By Nick Baker
June 11 (Bloomberg) -- Henry McVey resigned as chief U.S. investment strategist at Morgan Stanley after 12 years with the second-largest securities firm to join hedge fund Fortress Investment Group LLC.
``It has been a great ride,'' McVey, 38, said in a statement. ``I am now looking forward to working with Morgan Stanley as a client.''
McVey, who was voted runner-up among portfolio strategists in last year's Institutional Investor survey, will lead an expansion into ``deep value'' investing at Fortress, the first U.S. manager of private equity and hedge funds to sell shares to the public, according to a company statement.

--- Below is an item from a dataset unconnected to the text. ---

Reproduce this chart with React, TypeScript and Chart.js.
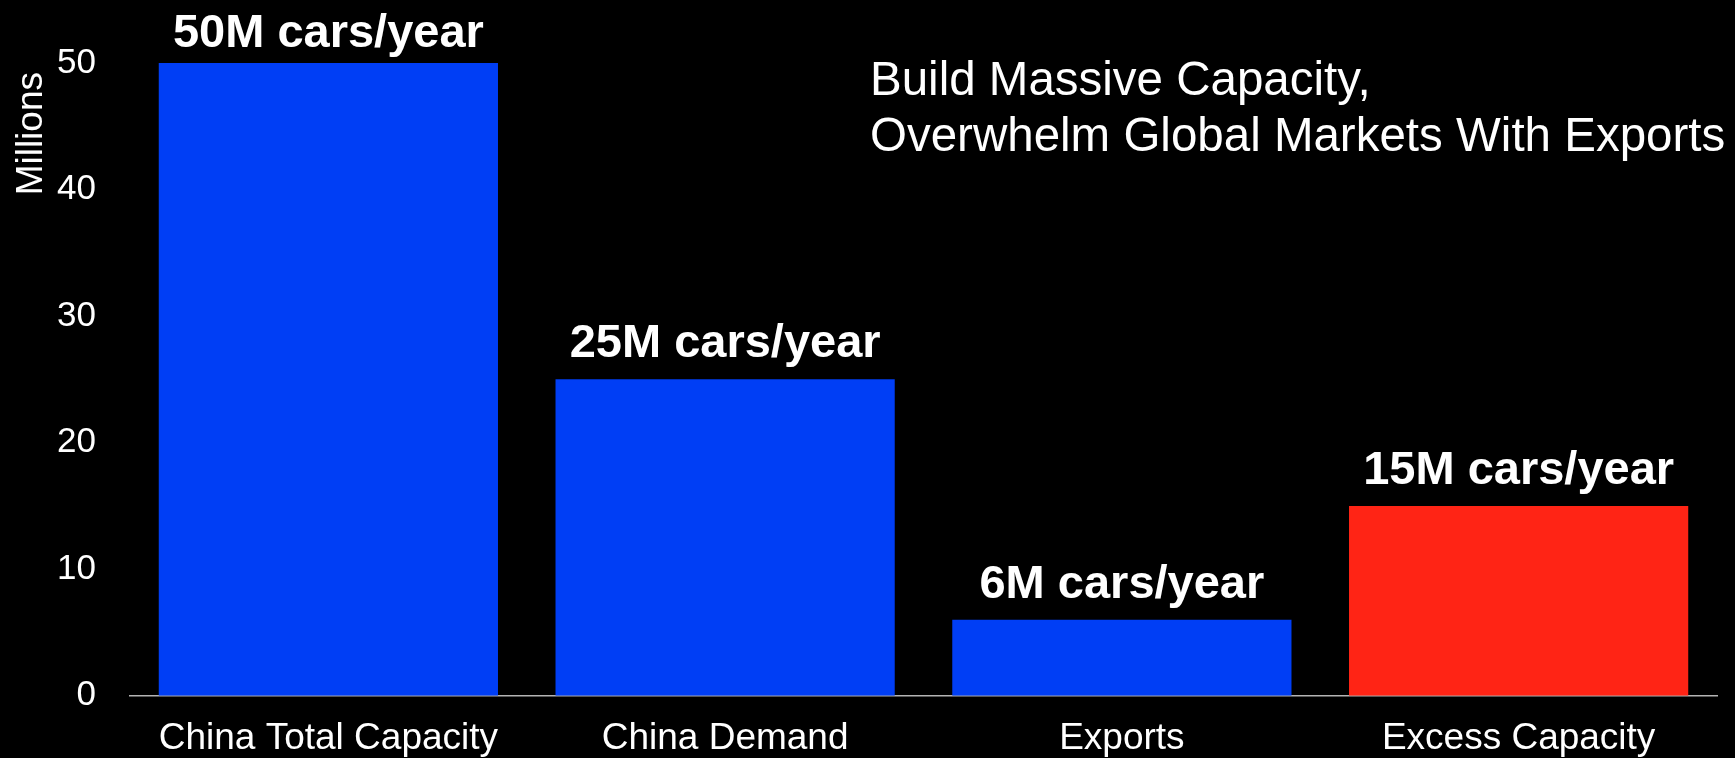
import { useEffect, useRef } from "react";
import { Chart, registerables } from "chart.js";

Chart.register(...registerables);

const categories = ["China Total Capacity", "China Demand", "Exports", "Excess Capacity"];
const carsMillions = [50, 25, 6, 15];
const barColors = ["#003ef5", "#003ef5", "#003ef5", "#ff2415"];
const yTicks = [0, 10, 20, 30, 40, 50];
const yTitle = "Millions";
const headingLines = ["Build Massive Capacity,", "Overwhelm Global Markets With Exports"];

const FONT = '"Liberation Sans", Arial, Helvetica, sans-serif';

// value labels above the bars + the rotated "Millions" axis title
const overlayText = {
  id: "overlayText",
  afterDatasetsDraw(chart: Chart) {
    const ctx = chart.ctx;
    const meta = chart.getDatasetMeta(0);
    ctx.save();
    ctx.fillStyle = "#ffffff";
    ctx.font = `bold 47px ${FONT}`;
    ctx.textAlign = "center";
    ctx.textBaseline = "alphabetic";
    meta.data.forEach((bar: any, i: number) => {
      const y = Math.max(bar.y - 22, 47);
      ctx.fillText(`${carsMillions[i]}M cars/year`, bar.x, y);
    });

    // axis title, reads bottom to top, ends a little below the top tick
    ctx.font = `37px ${FONT}`;
    ctx.textAlign = "right";
    ctx.translate(41.7, chart.chartArea.top + 9);
    ctx.rotate(-Math.PI / 2);
    ctx.fillText(yTitle, 0, 0);
    ctx.restore();
  },
};

function CapacityChart() {
  const canvasRef = useRef<HTMLCanvasElement | null>(null);
  const chartRef = useRef<Chart | null>(null);

  useEffect(() => {
    if (!canvasRef.current) return;
    if (chartRef.current) chartRef.current.destroy();

    chartRef.current = new Chart(canvasRef.current, {
      type: "bar",
      data: {
        labels: categories,
        datasets: [
          {
            label: "Cars per year (millions)",
            data: carsMillions,
            backgroundColor: barColors,
            borderWidth: 0,
            barPercentage: 0.855,
            categoryPercentage: 1,
          },
        ],
      },
      options: {
        animation: false,
        responsive: false,
        maintainAspectRatio: false,
        layout: { padding: { top: 63, right: 18, bottom: 0, left: 0 } },
        plugins: {
          legend: { display: false },
          tooltip: { enabled: false },
        },
        scales: {
          x: {
            grid: { display: false, drawTicks: false },
            border: { display: true, color: "#b4b4b4", width: 1.5 },
            ticks: {
              color: "#ffffff",
              padding: 21,
              font: { family: FONT, size: 37 },
            },
            afterFit: (scale: any) => {
              scale.height = 62.3;
            },
          },
          y: {
            min: 0,
            max: 50,
            afterBuildTicks: (scale: any) => {
              scale.ticks = yTicks.map((v) => ({ value: v }));
            },
            grid: { display: false, drawTicks: false },
            border: { display: false },
            ticks: {
              color: "#ffffff",
              padding: 34,
              font: { family: FONT, size: 35 },
            },
            afterFit: (scale: any) => {
              scale.width = 130;
            },
          },
        },
      },
      plugins: [overlayText],
    });

    return () => {
      if (chartRef.current) {
        chartRef.current.destroy();
        chartRef.current = null;
      }
    };
  }, []);

  return <canvas ref={canvasRef} width={1735} height={758} style={{ display: "block" }} />;
}

export default function App() {
  return (
    <div
      style={{
        position: "fixed",
        left: 0,
        top: 0,
        width: 1735,
        height: 758,
        background: "#000000",
        overflow: "hidden",
      }}
    >
      <CapacityChart />
      <div
        style={{
          position: "absolute",
          left: 870,
          top: 50.5,
          color: "#ffffff",
          fontFamily: FONT,
          fontSize: 47.5,
          lineHeight: "56px",
          whiteSpace: "nowrap",
        }}
      >
        {headingLines.map((line) => (
          <div key={line}>{line}</div>
        ))}
      </div>
    </div>
  );
}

Money-management firms have lured advisers at Morgan Stanley and other brokerages. McVey's predecessor, Steven Galbraith, quit in 2004 to join hedge fund Maverick Capital. Byron Wien and Barton Biggs also left strategist roles at Morgan Stanley earlier this decade to join hedge funds. Ajay Kapur, who had been Citigroup Investment Research's chief global equity strategist, left in February to create First Horse Capital.
McVey has been an accurate forecaster of the stock market. His prediction in December 2004 that the Standard & Poor's 500 Index would end 2005 at 1250 was off by less than 2 points.
Hurricane Katrina
The strategist misfired with a September 2005 forecast for U.S. health-care stocks to outperform producers of raw materials and capital goods in the wake of Hurricane Katrina.
A gauge of raw-materials companies in the S&P 500 was the best performer among 10 industries in the four months after McVey made his call, climbing 11 percent. A measure of industrial shares rose 6.2 percent during the period, while health-care stocks added 0.5 percent.
On June 4, when the S&P 500 closed at a record high of 1539.18, McVey increased his year-end forecast for the measure to 1625. That made him the third-most bullish strategist among 14 Wall Street advisers tracked by Bloomberg News, trailing the 1650 estimate from Prudential Equity Group's Edward Keon and UBS AG's David Bianco.
The S&P 500 has lost 2 percent since the day McVey boosted his forecast.
McVey led U.S. strategy at Morgan Stanley since January 2004 and was previously a financial-services analyst with the firm. A Morgan Stanley spokeswoman said the company hasn't picked a replacement.
More Spending
Hedge funds and other investment companies are increasing in-house spending on research while cutting back use of Wall Street analysts. Money managers will spend $7.4 billion on in- house research in 2011, up 28 percent from $5.8 billion in 2006, according to Integrity Research Associates LLC, a New York-based adviser to fund companies.
Fund companies cut spending on Wall Street research to $4.9 billion in 2006 from $5.4 billion in 2004 and will reduce it to $4 billion in four years, Integrity estimates.
Morgan Stanley, which trails only Goldman Sachs Group Inc. in market value among securities firms, named Chief Economist Stephen Roach as the firm's Asia chairman in April. Roach will take up his post this month.